Analysis: Book II, Chapters I–VII
Once Cather settles the Burdens comfortably in Black Hawk,
her focused treatment of the landscape gives way to a scrutiny of
the townspeople. She introduces several new characters in a very
short time span, and, in turn, Jim’s narrative becomes less purposefully sequential
and more episodic and anecdotal. Whereas Cather earlier presents
an idyllic portrait of a group of people overwhelmed by a place,
the shift to Black Hawk is mirrored by a reduction of emphasis on
the power and importance of the land and an increased emphasis on
the individuals in the town. In a world of finance and industry,
people have a more businesslike and economic relationship to each
other, as epitomized by Frances Harling’s utilitarian approach to
her townspeople.
Another major contrast between the farm and the town is
the emphasis that each environment places on gender roles. In the
countryside, Jim is free to be domestic and sensitive in the company
of women. But Jim’s arrival in town forces him to recognize his
social identity as a male. In adjusting to school and his classmates,
he seems to become “quite another boy,” learning to fight, swear,
and tease the girls. The pressure to assume gendered behavior is
equally acute on Ántonia, who gradually begins to make the shift
from tomboyish farmhand to polished town girl. Lena Lingard also
changes her costume, trading in her tattered farm rags for the smarter
costumes of a dressmaker. Cather’s title for Book II is
“The Hired Girls,” which serves as a reminder of the important connection among
occupation, place, and sexuality, for both the young women and young
men. This new pressure denotes another shift in the main characters’
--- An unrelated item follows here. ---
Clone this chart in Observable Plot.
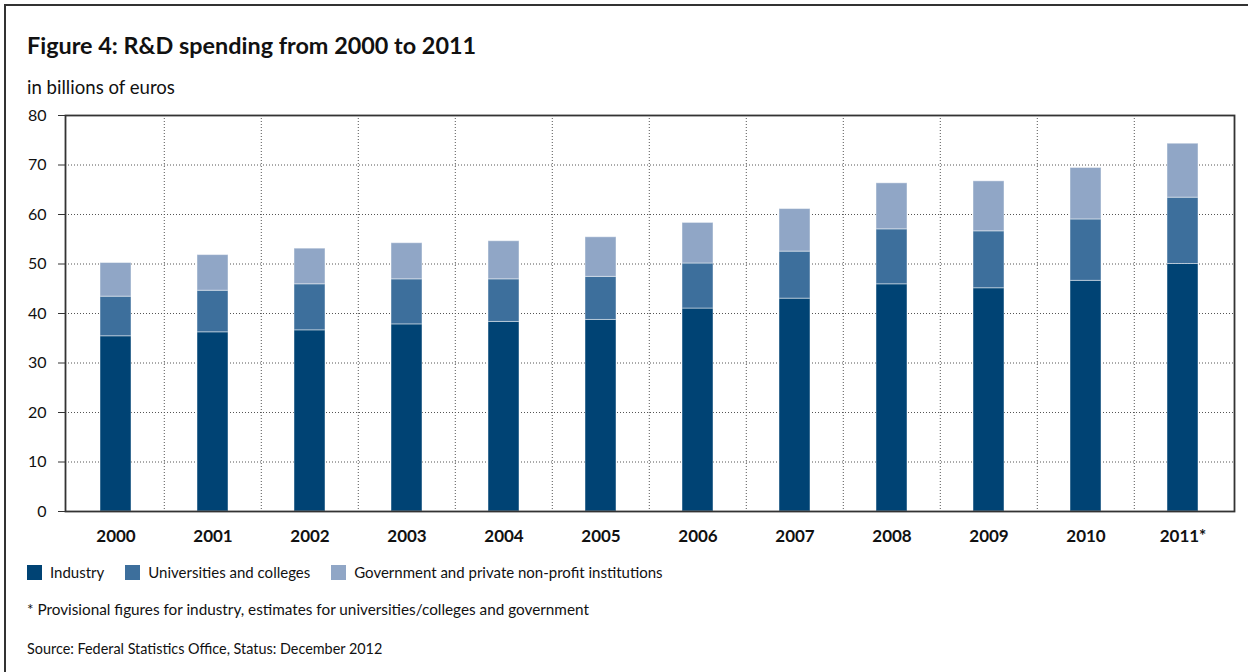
<!DOCTYPE html>
<html>
<head>
<meta charset="utf-8">
<script src="https://cdn.jsdelivr.net/npm/d3@7"></script>
<script src="https://cdn.jsdelivr.net/npm/@observablehq/plot@0.6"></script>
<style>
  html, body { margin: 0; padding: 0; background: #fff; }
  body { width: 1248px; height: 672px; position: relative; overflow: hidden; font-family: Lato, "Open Sans", sans-serif; color: #111; }
  #frame { position: absolute; left: 4px; top: 4px; width: 1260px; height: 700px; border-left: 2px solid #333; border-top: 2px solid #333; }
  #title { position: absolute; left: 27px; top: 30px; font-size: 23.4px; font-weight: bold; line-height: 30px; }
  #subtitle { position: absolute; left: 27px; top: 76px; font-size: 18.6px; line-height: 22px; }
  #chart { position: absolute; left: 0; top: 100px; }
  #legend { position: absolute; left: 27px; top: 563px; font-size: 15px; line-height: 18px; display: flex; }
  .item { display: flex; align-items: center; margin-right: 21px; }
  .sw { width: 15px; height: 15px; margin-right: 8px; }
  #note { position: absolute; left: 27px; top: 600px; font-size: 15.3px; line-height: 18px; }
  #source { position: absolute; left: 27px; top: 640px; font-size: 14.4px; line-height: 18px; }
</style>
</head>
<body>
<div id="frame"></div>
<div id="title"></div>
<div id="subtitle"></div>
<div id="chart"></div>
<div id="legend"></div>
<div id="note"></div>
<div id="source"></div>
<script>
const titleText = "Figure 4: R&D spending from 2000 to 2011";
const subtitleText = "in billions of euros";
const noteText = "* Provisional figures for industry, estimates for universities/colleges and government";
const sourceText = "Source: Federal Statistics Office, Status: December 2012";

const years = ["2000","2001","2002","2003","2004","2005","2006","2007","2008","2009","2010","2011*"];
const seriesNames = ["Industry", "Universities and colleges", "Government and private non-profit institutions"];
const seriesColors = ["#004374", "#3d6f9c", "#90a6c6"];

const industry     = [35.4, 36.2, 36.6, 37.8, 38.3, 38.7, 41.0, 43.0, 45.9, 45.1, 46.6, 50.0];
const universities = [ 8.0,  8.4,  9.3,  9.1,  8.6,  8.7,  9.1,  9.5, 11.1, 11.5, 12.4, 13.4];
const government   = [ 6.8,  7.2,  7.2,  7.3,  7.7,  8.0,  8.2,  8.6,  9.3, 10.1, 10.4, 10.9];

const yTicks = [0, 10, 20, 30, 40, 50, 60, 70, 80];

document.getElementById("title").textContent = titleText;
document.getElementById("subtitle").textContent = subtitleText;
document.getElementById("note").textContent = noteText;
document.getElementById("source").textContent = sourceText;

const seriesValues = [industry, universities, government];
const data = [];
seriesNames.forEach((s, i) => {
  years.forEach((y, j) => data.push({year: y, series: s, value: seriesValues[i][j]}));
});

const W = 1248, mL = 65, mR = 14;
const step = (W - mL - mR) / years.length;

const chart = Plot.plot({
  width: W,
  height: 451,
  marginLeft: mL,
  marginRight: mR,
  marginTop: 15,
  marginBottom: 40,
  style: {fontFamily: "Lato, 'Open Sans', sans-serif", color: "#111", background: "transparent"},
  x: {domain: years, paddingInner: 0.68, paddingOuter: 0.34, label: null},
  y: {domain: [0, 80], ticks: yTicks, label: null},
  color: {domain: seriesNames, range: seriesColors},
  marks: [
    Plot.ruleY(yTicks.filter(t => t > 0 && t < 80), {stroke: "#555", strokeDasharray: "1,2", strokeWidth: 1}),
    Plot.ruleX(years.slice(1), {x: d => d, dx: -step / 2, stroke: "#555", strokeDasharray: "1,2", strokeWidth: 1}),
    Plot.barY(data, Plot.stackY({order: seriesNames}, {x: "year", y: "value", fill: "series", stroke: "#ffffff", strokeOpacity: 0.45, strokeWidth: 1})),
    Plot.frame({stroke: "#333", strokeWidth: 1.8}),
    Plot.axisY({ticks: yTicks, tickSize: 7, tickPadding: 12, fontSize: 16, stroke: "#333", fill: "#111"}),
    Plot.axisX({tickSize: 0, tickPadding: 18, fontSize: 17, fontWeight: "bold", fill: "#111"})
  ]
});
document.getElementById("chart").appendChild(chart);

const legend = document.getElementById("legend");
seriesNames.forEach((s, i) => {
  const item = document.createElement("div");
  item.className = "item";
  const sw = document.createElement("div");
  sw.className = "sw";
  sw.style.background = seriesColors[i];
  const t = document.createElement("span");
  t.textContent = s;
  item.appendChild(sw);
  item.appendChild(t);
  legend.appendChild(item);
});
</script>
</body>
</html>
lives: just as Book i describes life in the
country and Book II describes life in town,
Book I describes the characters as children,
while Book II describes them as young adults.
The move to town comes with a new shift to more urban, grown-up
interests, such as the dancing that takes place in Chapter VII.
Because the farm is associated with the past and the town
with the present, Jim and Ántonia become nostalgic for their former existence
in the country. Even Lena, who is most keen on the lures of the
town life, confesses her nostalgia for her rural family life. While telling
Jim one of her wild tales of adventure, she admits to him of her
rustic family, “I get awful homesick for them, all the same.”
Although the shift from farm to town marginalizes the
landscape, the harsh climate of the Nebraska prairie continues to
dominate the flow of the narrative. Jim finds the winter a nearly unen-durable
penalty for the pleasantness of summer. When Ántonia relates the
story of a tramp who committed suicide by leaping into a thresher,
the mystery for the Harlings is not in the tramp’s choice to kill
himself but that he did so in such a lovely season as late summer. It
is as if the Harlings conceive of pleasant weather as a boon from their
often unforgiving environment not to be taken for granted.
One of the few breaks in the monotony of Jim’s first long
winter in town is the visit paid to Black Hawk by Samson d’Arnault,
the itinerant black pianist. While some may take offense at the
coarse picture Cather paints of d’Arnault, it is difficult to imagine
that the insensitive nature of her characterization was intentionally
meant to wound. Although her descriptions of him at his piano—“enjoying himself
as only a Negro can” and later, playing with a gusto “full of strong,
savage blood”—may have been aimed to charm the audiences of 1918,
they are more likely to provoke outrage in a modern reader. Nevertheless,
her nostalgic and accurate portrait of part of America’s past is
of great value as a cultural document.